Her next tactic was to start asking me how I got “fired”, (which would have led them to cancel my claim). The thing is, I was never fired. I simply didn’t make it through the training process. I made absolutely certain that I corrected her each time she used the word “fired”. I’m not sure what circle of Hell this nasty Minion of the EDD came from. She was definitely more evil than the previous ones I was forced to do a telephone interview with.
This catches things up to today. I have been assigned what will be my fifth telephone interview with the EDD. It will take place on January 3, 2012, sometime between 1:00 p.m. and 3:00 p.m. There is no way to know what questions I will be asked this time. There is no way to know how nasty the EDD Minion will chose to be. There is no way to know what it is, exactly, that they want.
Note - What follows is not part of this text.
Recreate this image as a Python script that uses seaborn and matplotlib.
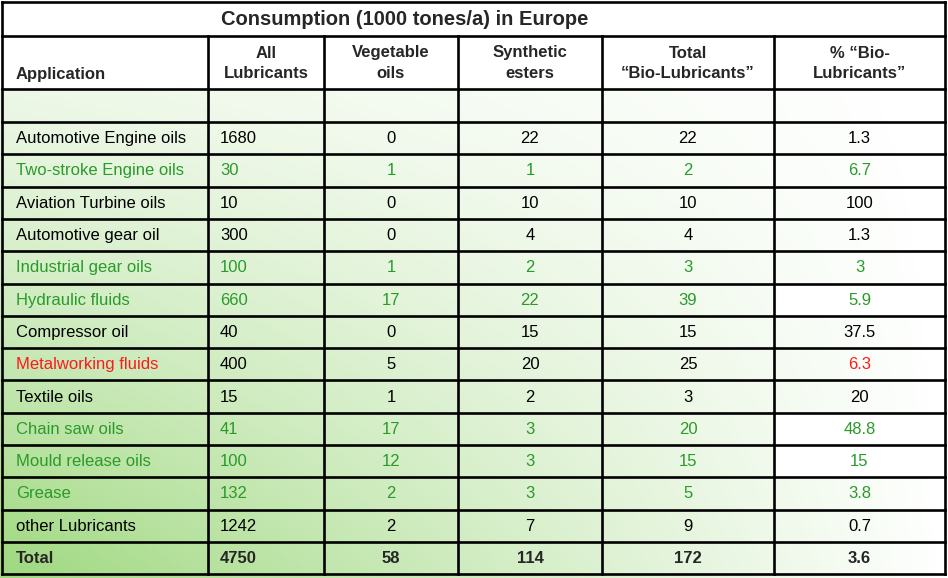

Each and every time they do this to me, I get upset. My anxiety level rises to the point where I am experiencing “fight or flight” symptoms. My heart races, I start to sweat, and I start having trouble breathing. I will have nightmares every time I sleep between now, and when that God forsaken telephone interview is over and done with.
And then, I will worry that the EDD is using this telephone call as a reason to tell me that they want me to pay a random amount of money back to them, again, like they did once before. This cannot possibly be good for my health.
So, I have decided that I am going to tell whatever Minion of the EDD that calls me that I want to quit. I want them to cancel my benefits, to leave me alone, and to trouble me no more.
One would think that would be an easy thing for the Minion, whomever he or she turns out to be, to comprehend. However, my experience so far with the Minions of the EDD leads me to believe that this particular government institution seeks to hire employees who have comprehension disorders. I’m anticipating that I will have to fight to make all this nonsense, stress, and harassment stop, forever.
Tags: EDD, Unemployment Insurance
Hang in there. Don’t let them win. Remember, you have done nothing wrong. You have done no thing wrong. I like your lithographs!